A diferencia de su tío Stephen Roche, que tenía cara de querubín, y en contraposición a su primo Nicolas, que heredó el atractivo paterno, Daniel Martin tiene el rostro de los personajes de las películas de Ken Loach, tipos adustos y puteados por la Thatcher. Hubo un tiempo en que muchos ciclistas tenían un aspecto similar, enjutos, sufridos y básicamente feos. Por aquí hemos hablado del que fue, quizá, el primer campeón guapo, Charles Pelissier, y no es raro, de tanto en cuanto, encontrarse con listas de galanes en las que nunca faltan Koblet, Anquetil, Gorospe o Cipollini. Pero a los feos apenas se les dedica espacio, cosa injusta a todas luces.
Vaya por delante que la fealdad y la belleza son conceptos relativos, gracias al cielo. Todo el mundo sabe que la hermosura está en el interior, aunque la Bella se dio un alegrón cuando la Bestia se transformó en príncipe con pelazo. Sin embargo, es innegable que existe una relación entre el aspecto y el éxito, también en el ciclismo. Jesús Montoya, segundo en la Vuelta de 1992 y campeón de España en 1995, nunca fue tomado en serio porque su imagen no se correspondía con la de un campeón, o con el cliché que manejamos. Montoya era chaparro, alopécico y con cara de buena persona.
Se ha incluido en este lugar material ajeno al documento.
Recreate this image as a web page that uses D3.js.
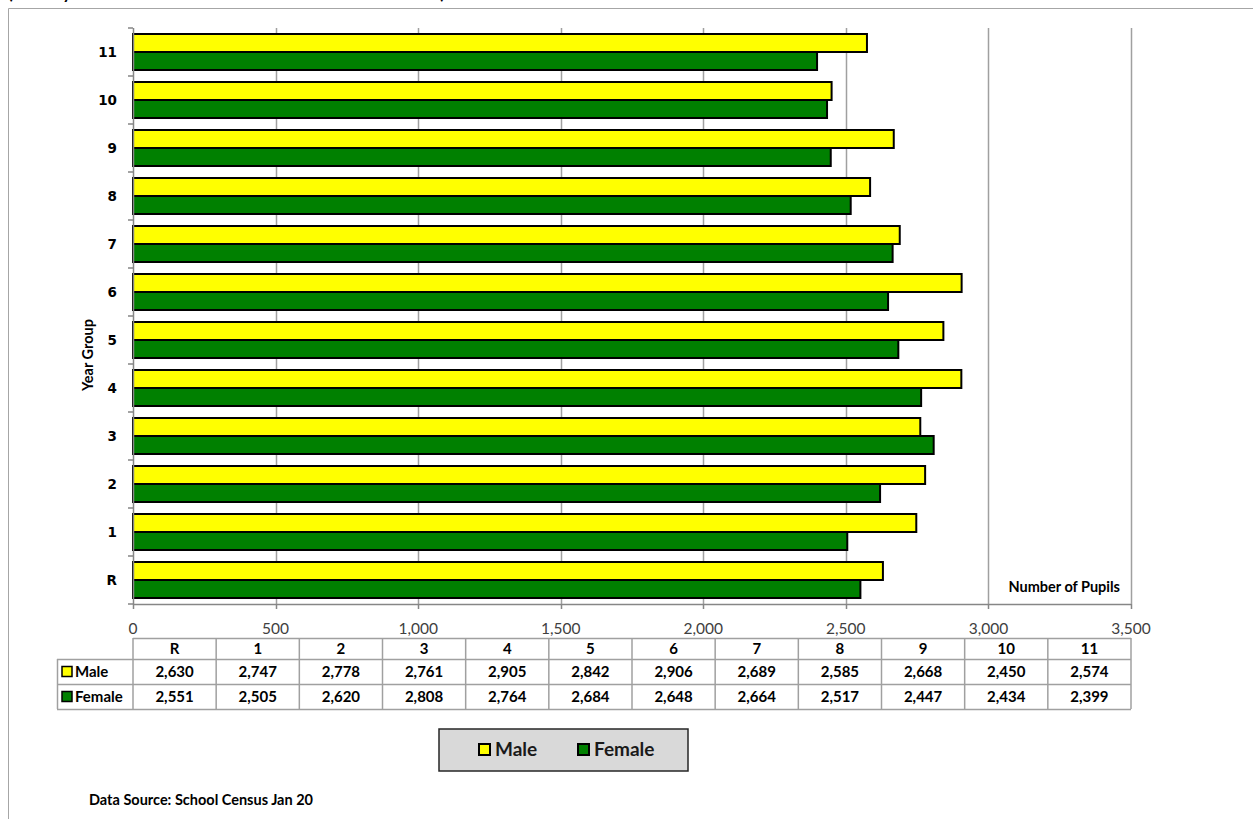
<!DOCTYPE html>
<html><head><meta charset="utf-8">
<script src="https://cdn.jsdelivr.net/npm/d3@7"></script>
<style>body{margin:0;background:#fff;} svg{display:block;font-family:Lato,"Open Sans",sans-serif;}</style>
</head><body>
<svg id="c" width="1253" height="819"></svg>
<script>
const categories = ["R","1","2","3","4","5","6","7","8","9","10","11"];
const seriesNames = ["Male","Female"];
const maleValues = [2630,2747,2778,2761,2905,2842,2906,2689,2585,2668,2450,2574];
const femaleValues = [2551,2505,2620,2808,2764,2684,2648,2664,2517,2447,2434,2399];
const xTicks = [0,500,1000,1500,2000,2500,3000,3500];
const colors = {Male:"#ffff00", Female:"#008000"};

const svg = d3.select("#c");
const fmt = d3.format(",");

// outer frame
svg.append("path").attr("d","M8.5,819 V8.5 H1253").attr("fill","none").attr("stroke","#a6a6a6").attr("stroke-width",1);
// title (cut off at top edge, as in the reference)
svg.append("text").attr("x",8).attr("y",-1.5).attr("font-weight","bold").attr("font-size",17)
  .text("(January 2020 School Census - Number on Roll in Schools)");

const L=133, R=1131, T=28, B=604;
const x = d3.scaleLinear().domain([0,3500]).range([L,R]);
const y = d3.scaleBand().domain(categories.slice().reverse()).range([T,B]).paddingInner(0.25).paddingOuter(0.125);
const ySub = d3.scaleBand().domain(seriesNames).range([0,y.bandwidth()]);

// gridlines
svg.append("g").selectAll("line").data(xTicks.slice(1)).join("line")
  .attr("x1",d=>Math.round(x(d))+0.5).attr("x2",d=>Math.round(x(d))+0.5)
  .attr("y1",T).attr("y2",B).attr("stroke","#a0a0a0").attr("stroke-width",1.5);

// bars
const data = categories.map((c,i)=>({cat:c, Male:maleValues[i], Female:femaleValues[i]}));
const g = svg.append("g");
data.forEach(d=>{
  seriesNames.forEach(s=>{
    g.append("rect").attr("x",x(0)).attr("y",y(d.cat)+ySub(s))
      .attr("width",x(d[s])-x(0)).attr("height",ySub.bandwidth())
      .attr("fill",colors[s]).attr("stroke","#000").attr("stroke-width",2);
  });
});

// y axis
const yAxisG = svg.append("g");
yAxisG.append("line").attr("x1",L+0.5).attr("x2",L+0.5).attr("y1",T).attr("y2",B).attr("stroke","#868686").attr("stroke-width",1.5);
const yb = d3.range(categories.length+1).map(i=>T+i*(B-T)/categories.length);
yAxisG.selectAll(".yt").data(yb).join("line").attr("x1",L-5).attr("x2",L)
  .attr("y1",d=>d).attr("y2",d=>d).attr("stroke","#868686").attr("stroke-width",1.5);
yAxisG.selectAll(".yl").data(categories).join("text")
  .attr("x",117).attr("y",d=>y(d)+y.bandwidth()/2).attr("dy","0.36em")
  .attr("text-anchor","end").attr("font-family","'DejaVu Sans',sans-serif").attr("font-weight","bold").attr("font-size",13.5).text(d=>d);
svg.append("text").attr("transform","translate(93,355) rotate(-90)").attr("text-anchor","middle")
  .attr("font-weight","bold").attr("font-size",14.5).text("Year Group");

// x axis
const xAxisG = svg.append("g");
xAxisG.append("line").attr("x1",L).attr("x2",R).attr("y1",B+0.5).attr("y2",B+0.5).attr("stroke","#868686").attr("stroke-width",1.5);
xAxisG.selectAll(".xt").data(xTicks).join("line").attr("x1",d=>Math.round(x(d))+0.5).attr("x2",d=>Math.round(x(d))+0.5)
  .attr("y1",B).attr("y2",B+5).attr("stroke","#868686").attr("stroke-width",1.5);
xAxisG.selectAll(".xl").data(xTicks).join("text").attr("x",d=>x(d)).attr("y",634)
  .attr("text-anchor","middle").attr("font-size",15.5).attr("fill","#404040").text(d=>fmt(d));
svg.append("text").attr("x",1120).attr("y",592).attr("text-anchor","end").attr("font-weight","bold")
  .attr("font-size",14.5).text("Number of Pupils");

// data table
const colW = (R-L)/categories.length;
const rowY = [638,659,684,709];
const tbl = svg.append("g");
const gridC = "#a0a0a0";
tbl.append("line").attr("x1",L).attr("x2",R).attr("y1",rowY[0]+0.5).attr("y2",rowY[0]+0.5).attr("stroke",gridC).attr("stroke-width",1.5);
[1,2,3].forEach(i=>tbl.append("line").attr("x1",57).attr("x2",R).attr("y1",rowY[i]+0.5).attr("y2",rowY[i]+0.5).attr("stroke",gridC).attr("stroke-width",1.5));
d3.range(categories.length+1).forEach(i=>tbl.append("line").attr("x1",L+i*colW).attr("x2",L+i*colW)
  .attr("y1",rowY[0]).attr("y2",rowY[3]).attr("stroke",gridC).attr("stroke-width",1.5));
tbl.append("line").attr("x1",57.5).attr("x2",57.5).attr("y1",rowY[1]).attr("y2",rowY[3]).attr("stroke",gridC).attr("stroke-width",1.5);
categories.forEach((c,i)=>{
  tbl.append("text").attr("x",L+(i+0.5)*colW).attr("y",(rowY[0]+rowY[1])/2).attr("dy","0.36em")
    .attr("text-anchor","middle").attr("font-weight","bold").attr("font-size",15).text(c);
  [maleValues,femaleValues].forEach((vals,r)=>{
    tbl.append("text").attr("x",L+(i+0.5)*colW).attr("y",(rowY[r+1]+rowY[r+2])/2).attr("dy","0.36em")
      .attr("text-anchor","middle").attr("font-weight","bold").attr("font-size",15).text(fmt(vals[i]));
  });
});
seriesNames.forEach((s,r)=>{
  const cy=(rowY[r+1]+rowY[r+2])/2;
  tbl.append("rect").attr("x",62).attr("y",cy-5).attr("width",10).attr("height",10).attr("fill",colors[s]).attr("stroke","#000").attr("stroke-width",1.5);
  tbl.append("text").attr("x",75).attr("y",cy).attr("dy","0.36em").attr("font-weight","bold").attr("font-size",15).text(s);
});

// legend
const lg = svg.append("g");
lg.append("rect").attr("x",439).attr("y",729).attr("width",249).attr("height",42).attr("fill","#d9d9d9").attr("stroke","#262626").attr("stroke-width",1.5);
const lgX = {Male:478, Female:577};
seriesNames.forEach(s=>{
  lg.append("rect").attr("x",lgX[s]+1).attr("y",744).attr("width",11).attr("height",11).attr("fill",colors[s]).attr("stroke","#000").attr("stroke-width",2);
  lg.append("text").attr("x",lgX[s]+17).attr("y",756).attr("font-weight","bold").attr("font-size",19).attr("fill","#1a1a1a").text(s);
});

svg.append("text").attr("x",89).attr("y",805).attr("font-weight","bold").attr("font-size",14.5).text("Data Source: School Census Jan 20");
</script>
</body></html>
Doy por hecho que lo sigue siendo.
No tengo duda de que Julio Jiménez hubiera sido todavía más grande en caso de haberse a acompañado de un buen tupé y un corazón canalla, algo que nunca necesitó para ser un donjuán de categoría mundial. Y lo mismo me atrevo a decir de Raimund Dietzen, una cabeza descomunal. Voy más allá: estoy convencido de que si pudiéramos hacer repaso de los gregarios que en el mundo han sido descubriríamos una mayoría de tipos poco agraciados. Por alguna razón, me viene a la cabeza el ciclistas del Kelme José Ángel Sarrapio, aun a riesgo de que me la rompa. Pero tal vez me esté desviando de la cuestión.
El caso es que Daniel Martin, competidor incansable, ganó una etapa nueve años después de su último triunfo en la Vuelta. Lo hizo con ese estilo tan suyo, porque Martin tampoco corre bonito y aquí entramos en otro tipo de fealdad. Podría parecer que una actividad tan mecánica como dar pedales no admite una graduación estética, pero vaya que si la admite. Hubo un ciclista del Kelme apodado El Sapo porque corría como un batracio. Se dice que Vicente Trueba escalaba a saltitos y por eso le apodaron La Pulga. En el otro extremo, hay ciclistas como Bugno que componían sinfonías sobre la bicicleta. Pero debo centrarme de una vez.
Daniel Martin no sólo ganó una etapa, premio para el que es candidato en cualquier competición, los personajes de Ken Loach nunca se rinden. Además nos recordó que en tiempos asomó como un ciclista capaz de pelear por una gran carrera de tres semanas (séptimo en la Vuelta 2014 y sexto en el Tour 2017). Que actualmente sea segundo a un suspiro de Roglic parece un honor momentáneo. Aunque quién sabe. Al final los feos ganan, de algún modo y manera. O eso me gusta pensar.
Hoy también ha funcionado lo de compartir el día con el Giro; pedazo de etapa y a falta de 3 días no sabemos quién es el más fuerte.
En la Vuelta tampoco, pero acaba de empezar. Parece que estará entre Roglic, Carapaz y Mas. Pero quién sabe. No creo que Martin pueda competir; lleva ya unos años metiendose en escapadas para poder sorprender con sus dotes de escalador y buen final. Merecida victoria para un tipo que insiste en la búsqueda.
Me ha gustado que la Vuelta haya empezado sin medias tintas. Es posible que las grandes cuentas puedan hacerse en un poco menos de 3 semanas, pero abarca si 3 fines de semana, desde el viernes, y reduciendo etapas de transición. Ya sé que los sprinters tienen derecho a su período de gloria y las vueltas cobran de las ciudades y estas se benefician del paso de las caravanas, así que lo más probable es que no cambie nada.